[Charts and diagrams as code]
#####

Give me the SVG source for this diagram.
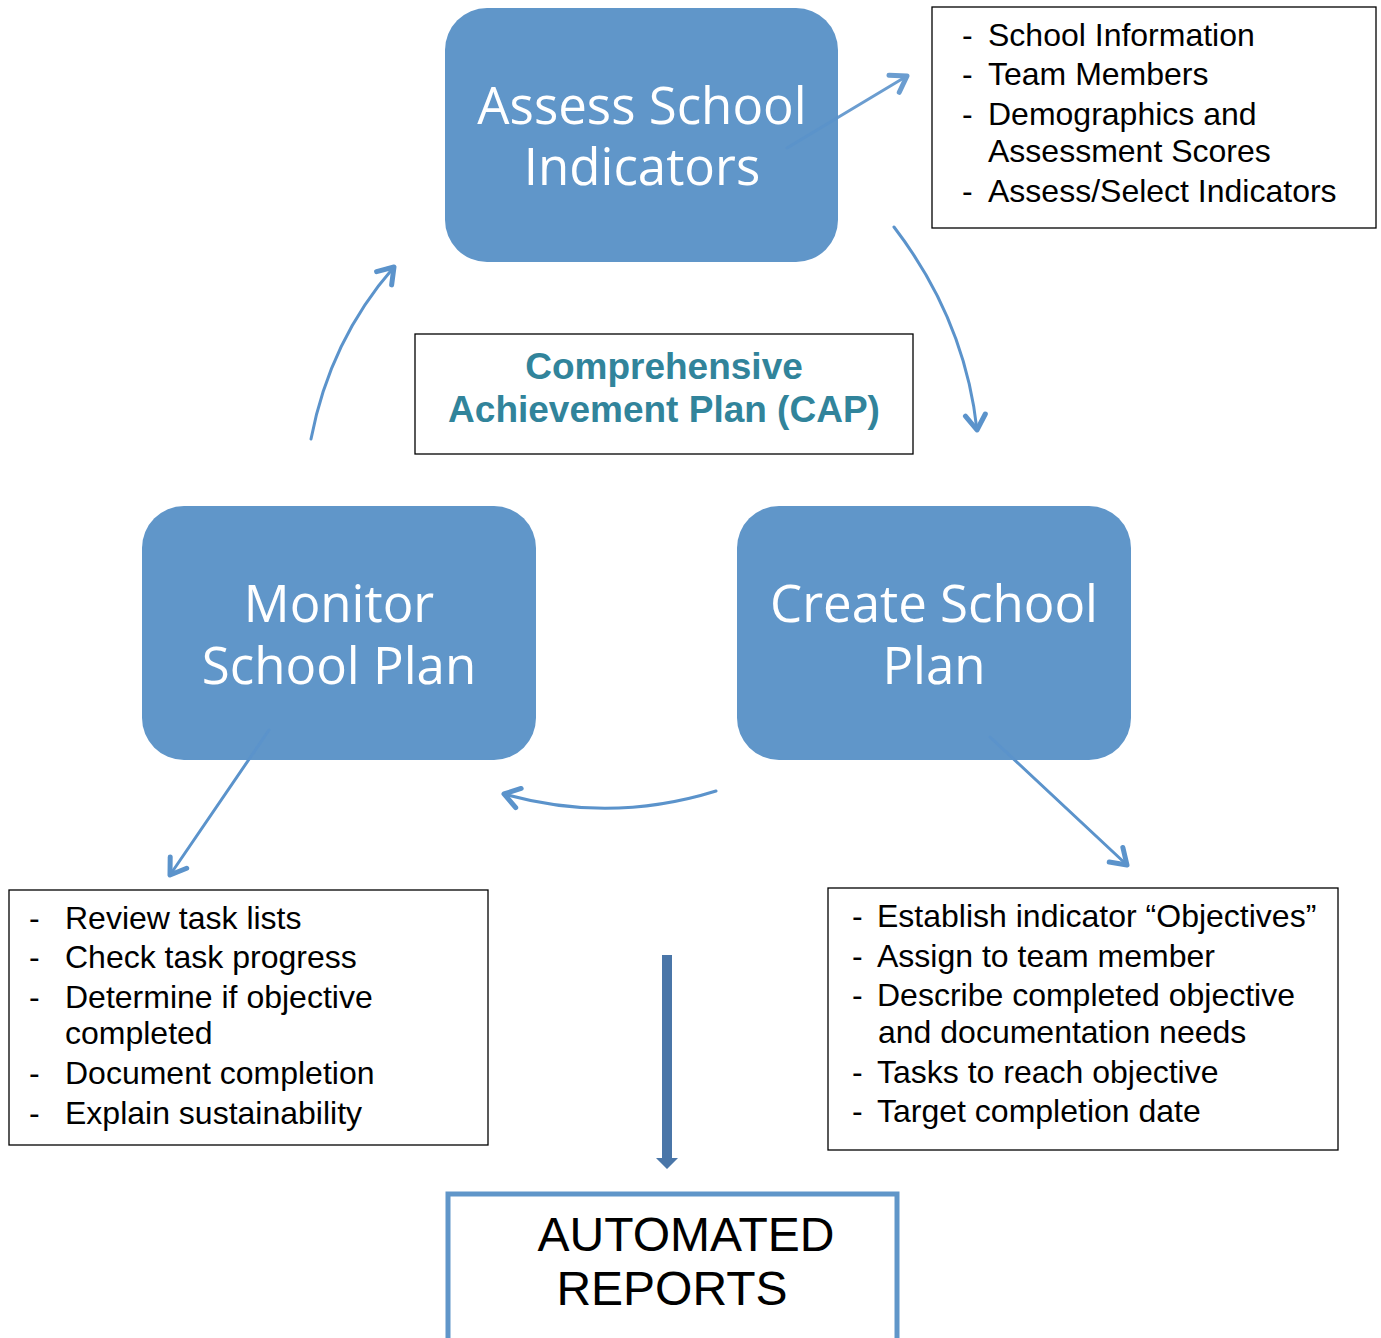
<svg xmlns="http://www.w3.org/2000/svg" width="1381" height="1338" viewBox="0 0 1381 1338">
<style>
.node{fill:#6096c9}
.nt{font-family:"Open Sans","Noto Sans",sans-serif;font-size:51px;fill:#fff;text-anchor:middle}
.box{fill:#fff;stroke:#000;stroke-width:1.3}
.bt{font-family:"Liberation Sans",Arial,sans-serif;font-size:32px;fill:#000}
.cap{font-family:"Liberation Sans",Arial,sans-serif;font-size:37px;font-weight:bold;fill:#31849b;text-anchor:middle}
.conn{fill:none;stroke:#5b93cb;stroke-width:3;stroke-linecap:round}
</style>
<defs>
<marker id="chev" viewBox="0 0 26 26" refX="21" refY="13" markerWidth="26" markerHeight="26" markerUnits="userSpaceOnUse" orient="auto">
<path d="M6,3 L21,13 L6,23" fill="none" stroke="#5b93cb" stroke-width="5" stroke-linecap="round" stroke-linejoin="round"/>
</marker>
</defs>
<rect width="1381" height="1338" fill="#fff"/>
<g id="assess">
<rect class="node" x="445" y="8" width="393" height="254" rx="42"/>
<text class="nt" x="642" y="124">Assess School</text>
<text class="nt" x="642" y="185">Indicators</text>
</g>
<g id="monitor">
<rect class="node" x="142" y="506" width="394" height="254" rx="42"/>
<text class="nt" x="339" y="622">Monitor</text>
<text class="nt" x="339" y="684">School Plan</text>
</g>
<g id="create">
<rect class="node" x="737" y="506" width="394" height="254" rx="42"/>
<text class="nt" x="934" y="622">Create School</text>
<text class="nt" x="934" y="684">Plan</text>
</g>
<g id="info-assess">
<rect class="box" x="932" y="7" width="444" height="221"/>
<text class="bt"><tspan x="962" y="46">-</tspan><tspan x="988" y="46">School Information</tspan>
<tspan x="962" y="85">-</tspan><tspan x="988" y="85">Team Members</tspan>
<tspan x="962" y="125">-</tspan><tspan x="988" y="125">Demographics and</tspan>
<tspan x="988" y="162">Assessment Scores</tspan>
<tspan x="962" y="202">-</tspan><tspan x="988" y="202">Assess/Select Indicators</tspan></text>
</g>
<g id="cap">
<rect class="box" x="415" y="334" width="498" height="120"/>
<text class="cap" x="664" y="379">Comprehensive</text>
<text class="cap" x="664" y="422">Achievement Plan (CAP)</text>
</g>
<g id="info-monitor">
<rect class="box" x="9" y="890" width="479" height="255"/>
<text class="bt"><tspan x="29" y="929">-</tspan><tspan x="65" y="929">Review task lists</tspan>
<tspan x="29" y="968">-</tspan><tspan x="65" y="968">Check task progress</tspan>
<tspan x="29" y="1008">-</tspan><tspan x="65" y="1008">Determine if objective</tspan>
<tspan x="65" y="1044">completed</tspan>
<tspan x="29" y="1084">-</tspan><tspan x="65" y="1084">Document completion</tspan>
<tspan x="29" y="1124">-</tspan><tspan x="65" y="1124">Explain sustainability</tspan></text>
</g>
<g id="info-create">
<rect class="box" x="828" y="888" width="510" height="262"/>
<text class="bt"><tspan x="852" y="927">-</tspan><tspan x="877" y="927">Establish indicator “Objectives”</tspan>
<tspan x="852" y="967">-</tspan><tspan x="877" y="967">Assign to team member</tspan>
<tspan x="852" y="1006">-</tspan><tspan x="877" y="1006">Describe completed objective</tspan>
<tspan x="878" y="1043">and documentation needs</tspan>
<tspan x="852" y="1083">-</tspan><tspan x="877" y="1083">Tasks to reach objective</tspan>
<tspan x="852" y="1122">-</tspan><tspan x="877" y="1122">Target completion date</tspan></text>
</g>
<g id="reports">
<rect x="448" y="1194" width="449" height="150" fill="#fff" stroke="#6096c9" stroke-width="5"/>
<text font-family="'Liberation Sans',Arial,sans-serif" font-size="48" fill="#000" text-anchor="middle"><tspan x="686" y="1251">AUTOMATED</tspan><tspan x="672" y="1305">REPORTS</tspan></text>
</g>
<g id="connectors">
<path class="conn" d="M787,148 L907,76" opacity="0.9" marker-end="url(#chev)"/>
<path class="conn" d="M894,227 Q965,320 977,430" marker-end="url(#chev)"/>
<path class="conn" d="M311,439 Q330,340 394,267" marker-end="url(#chev)"/>
<path class="conn" d="M716,791 Q610,824 504,794" marker-end="url(#chev)"/>
<path class="conn" d="M269,730 L170,875" marker-end="url(#chev)"/>
<path class="conn" d="M990,737 L1127,865" marker-end="url(#chev)"/>
<path d="M662,955 H672 V1158 H678 L667,1169 L656,1158 H662 Z" fill="#4a76a8"/>
</g>
</svg>
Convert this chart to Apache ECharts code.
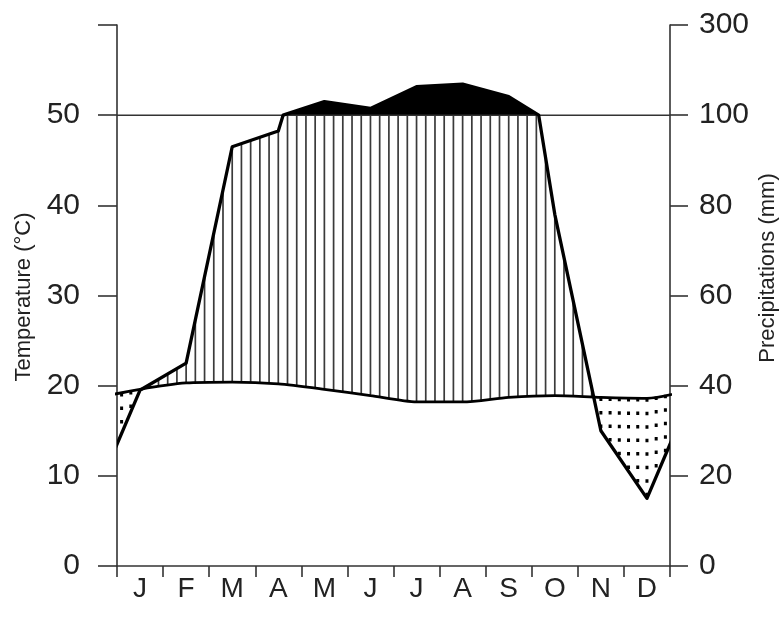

#####

**Required task**.
Leaving the pictures aside, transcribe the entire listing exactly.

**Result**.
Give me the SVG source for this diagram.
<svg xmlns="http://www.w3.org/2000/svg" width="1381" height="1338" viewBox="0 0 1381 1338">
<style>
.node{fill:#6096c9}
.nt{font-family:"Open Sans","Noto Sans",sans-serif;font-size:51px;fill:#fff;text-anchor:middle}
.box{fill:#fff;stroke:#000;stroke-width:1.3}
.bt{font-family:"Liberation Sans",Arial,sans-serif;font-size:32px;fill:#000}
.cap{font-family:"Liberation Sans",Arial,sans-serif;font-size:37px;font-weight:bold;fill:#31849b;text-anchor:middle}
.conn{fill:none;stroke:#5b93cb;stroke-width:3;stroke-linecap:round}
</style>
<defs>
<marker id="chev" viewBox="0 0 26 26" refX="21" refY="13" markerWidth="26" markerHeight="26" markerUnits="userSpaceOnUse" orient="auto">
<path d="M6,3 L21,13 L6,23" fill="none" stroke="#5b93cb" stroke-width="5" stroke-linecap="round" stroke-linejoin="round"/>
</marker>
</defs>
<rect width="1381" height="1338" fill="#fff"/>
<g id="assess">
<rect class="node" x="445" y="8" width="393" height="254" rx="42"/>
<text class="nt" x="642" y="124">Assess School</text>
<text class="nt" x="642" y="185">Indicators</text>
</g>
<g id="monitor">
<rect class="node" x="142" y="506" width="394" height="254" rx="42"/>
<text class="nt" x="339" y="622">Monitor</text>
<text class="nt" x="339" y="684">School Plan</text>
</g>
<g id="create">
<rect class="node" x="737" y="506" width="394" height="254" rx="42"/>
<text class="nt" x="934" y="622">Create School</text>
<text class="nt" x="934" y="684">Plan</text>
</g>
<g id="info-assess">
<rect class="box" x="932" y="7" width="444" height="221"/>
<text class="bt"><tspan x="962" y="46">-</tspan><tspan x="988" y="46">School Information</tspan>
<tspan x="962" y="85">-</tspan><tspan x="988" y="85">Team Members</tspan>
<tspan x="962" y="125">-</tspan><tspan x="988" y="125">Demographics and</tspan>
<tspan x="988" y="162">Assessment Scores</tspan>
<tspan x="962" y="202">-</tspan><tspan x="988" y="202">Assess/Select Indicators</tspan></text>
</g>
<g id="cap">
<rect class="box" x="415" y="334" width="498" height="120"/>
<text class="cap" x="664" y="379">Comprehensive</text>
<text class="cap" x="664" y="422">Achievement Plan (CAP)</text>
</g>
<g id="info-monitor">
<rect class="box" x="9" y="890" width="479" height="255"/>
<text class="bt"><tspan x="29" y="929">-</tspan><tspan x="65" y="929">Review task lists</tspan>
<tspan x="29" y="968">-</tspan><tspan x="65" y="968">Check task progress</tspan>
<tspan x="29" y="1008">-</tspan><tspan x="65" y="1008">Determine if objective</tspan>
<tspan x="65" y="1044">completed</tspan>
<tspan x="29" y="1084">-</tspan><tspan x="65" y="1084">Document completion</tspan>
<tspan x="29" y="1124">-</tspan><tspan x="65" y="1124">Explain sustainability</tspan></text>
</g>
<g id="info-create">
<rect class="box" x="828" y="888" width="510" height="262"/>
<text class="bt"><tspan x="852" y="927">-</tspan><tspan x="877" y="927">Establish indicator “Objectives”</tspan>
<tspan x="852" y="967">-</tspan><tspan x="877" y="967">Assign to team member</tspan>
<tspan x="852" y="1006">-</tspan><tspan x="877" y="1006">Describe completed objective</tspan>
<tspan x="878" y="1043">and documentation needs</tspan>
<tspan x="852" y="1083">-</tspan><tspan x="877" y="1083">Tasks to reach objective</tspan>
<tspan x="852" y="1122">-</tspan><tspan x="877" y="1122">Target completion date</tspan></text>
</g>
<g id="reports">
<rect x="448" y="1194" width="449" height="150" fill="#fff" stroke="#6096c9" stroke-width="5"/>
<text font-family="'Liberation Sans',Arial,sans-serif" font-size="48" fill="#000" text-anchor="middle"><tspan x="686" y="1251">AUTOMATED</tspan><tspan x="672" y="1305">REPORTS</tspan></text>
</g>
<g id="connectors">
<path class="conn" d="M787,148 L907,76" opacity="0.9" marker-end="url(#chev)"/>
<path class="conn" d="M894,227 Q965,320 977,430" marker-end="url(#chev)"/>
<path class="conn" d="M311,439 Q330,340 394,267" marker-end="url(#chev)"/>
<path class="conn" d="M716,791 Q610,824 504,794" marker-end="url(#chev)"/>
<path class="conn" d="M269,730 L170,875" marker-end="url(#chev)"/>
<path class="conn" d="M990,737 L1127,865" marker-end="url(#chev)"/>
<path d="M662,955 H672 V1158 H678 L667,1169 L656,1158 H662 Z" fill="#4a76a8"/>
</g>
</svg>
Convert this chart to Apache ECharts code.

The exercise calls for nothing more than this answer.